§ **THE EXERCISE**:
Leave out the pictures and reproduce all of the data exactly.
----
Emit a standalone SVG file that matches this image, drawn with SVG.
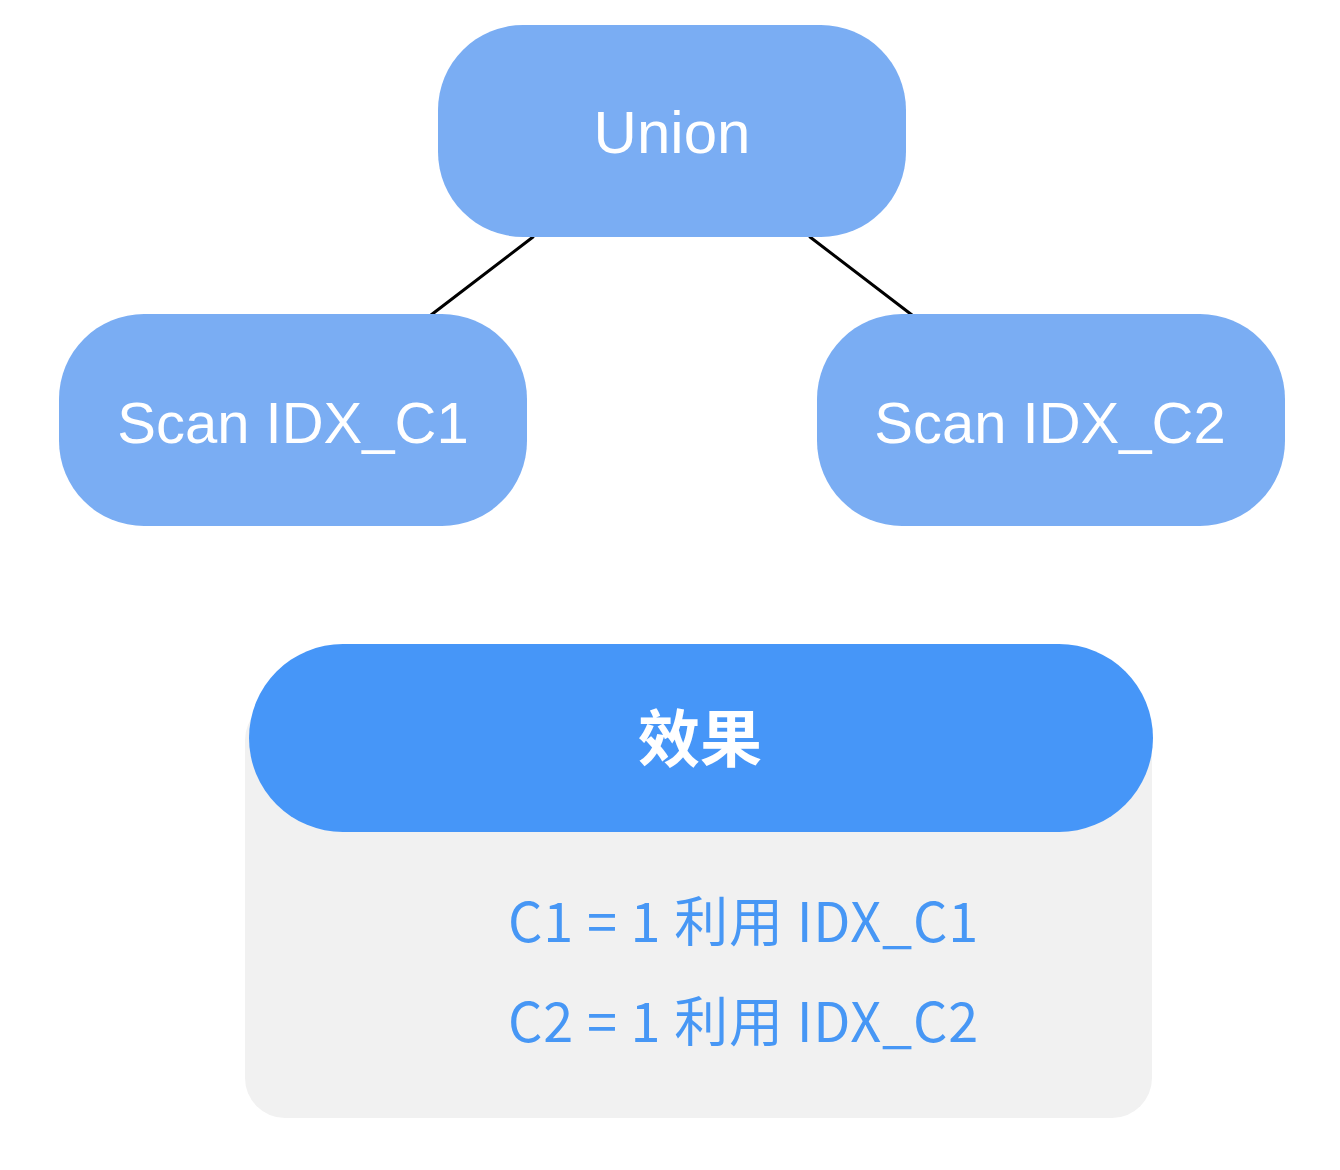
<svg xmlns="http://www.w3.org/2000/svg" width="1340" height="1170" viewBox="0 0 1340 1170">
<style>
.node{fill:#7aadf3}
.lbl{font-family:"Liberation Sans","Noto Sans CJK SC",sans-serif;font-size:60px;fill:#ffffff;text-anchor:middle}
.scan{font-size:58px}
.conn{stroke:#000;stroke-width:3;stroke-linecap:round;fill:none}
.info{font-family:"Noto Sans CJK SC",sans-serif;font-size:54px;letter-spacing:0.8px;fill:#4797f5}
</style>
<rect width="1340" height="1170" fill="#ffffff"/>
<g id="connectors">
<line class="conn" x1="533" y1="237" x2="431" y2="315"/>
<line class="conn" x1="810" y1="237" x2="912" y2="315"/>
</g>
<g id="union">
<rect class="node" x="438" y="25" width="468" height="212" rx="85"/>
<text class="lbl" x="672" y="153">Union</text>
</g>
<g id="scan1">
<rect class="node" x="59" y="314" width="468" height="212" rx="85"/>
<text class="lbl scan" x="293" y="443">Scan IDX_C1</text>
</g>
<g id="scan2">
<rect class="node" x="817" y="314" width="468" height="212" rx="85"/>
<text class="lbl scan" x="1050" y="443">Scan IDX_C2</text>
</g>
<g id="effect">
<rect x="245" y="700" width="907" height="418" rx="40" fill="#f1f1f1"/>
<rect x="249" y="644" width="904" height="188" rx="94" fill="#4696f8"/>
<text x="700" y="762" font-family="'Noto Sans CJK SC',sans-serif" font-size="62" font-weight="bold" fill="#ffffff" text-anchor="middle">效果</text>
<text class="info" x="508" y="942">C1 = 1 利用 IDX_C1</text>
<text class="info" x="508" y="1042">C2 = 1 利用 IDX_C2</text>
</g>
</svg>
----
§ **FULL OUTPUT**:
Emit a standalone SVG file that matches this image, drawn with SVG.
<svg xmlns="http://www.w3.org/2000/svg" width="1340" height="1170" viewBox="0 0 1340 1170">
<style>
.node{fill:#7aadf3}
.lbl{font-family:"Liberation Sans","Noto Sans CJK SC",sans-serif;font-size:60px;fill:#ffffff;text-anchor:middle}
.scan{font-size:58px}
.conn{stroke:#000;stroke-width:3;stroke-linecap:round;fill:none}
.info{font-family:"Noto Sans CJK SC",sans-serif;font-size:54px;letter-spacing:0.8px;fill:#4797f5}
</style>
<rect width="1340" height="1170" fill="#ffffff"/>
<g id="connectors">
<line class="conn" x1="533" y1="237" x2="431" y2="315"/>
<line class="conn" x1="810" y1="237" x2="912" y2="315"/>
</g>
<g id="union">
<rect class="node" x="438" y="25" width="468" height="212" rx="85"/>
<text class="lbl" x="672" y="153">Union</text>
</g>
<g id="scan1">
<rect class="node" x="59" y="314" width="468" height="212" rx="85"/>
<text class="lbl scan" x="293" y="443">Scan IDX_C1</text>
</g>
<g id="scan2">
<rect class="node" x="817" y="314" width="468" height="212" rx="85"/>
<text class="lbl scan" x="1050" y="443">Scan IDX_C2</text>
</g>
<g id="effect">
<rect x="245" y="700" width="907" height="418" rx="40" fill="#f1f1f1"/>
<rect x="249" y="644" width="904" height="188" rx="94" fill="#4696f8"/>
<text x="700" y="762" font-family="'Noto Sans CJK SC',sans-serif" font-size="62" font-weight="bold" fill="#ffffff" text-anchor="middle">效果</text>
<text class="info" x="508" y="942">C1 = 1 利用 IDX_C1</text>
<text class="info" x="508" y="1042">C2 = 1 利用 IDX_C2</text>
</g>
</svg>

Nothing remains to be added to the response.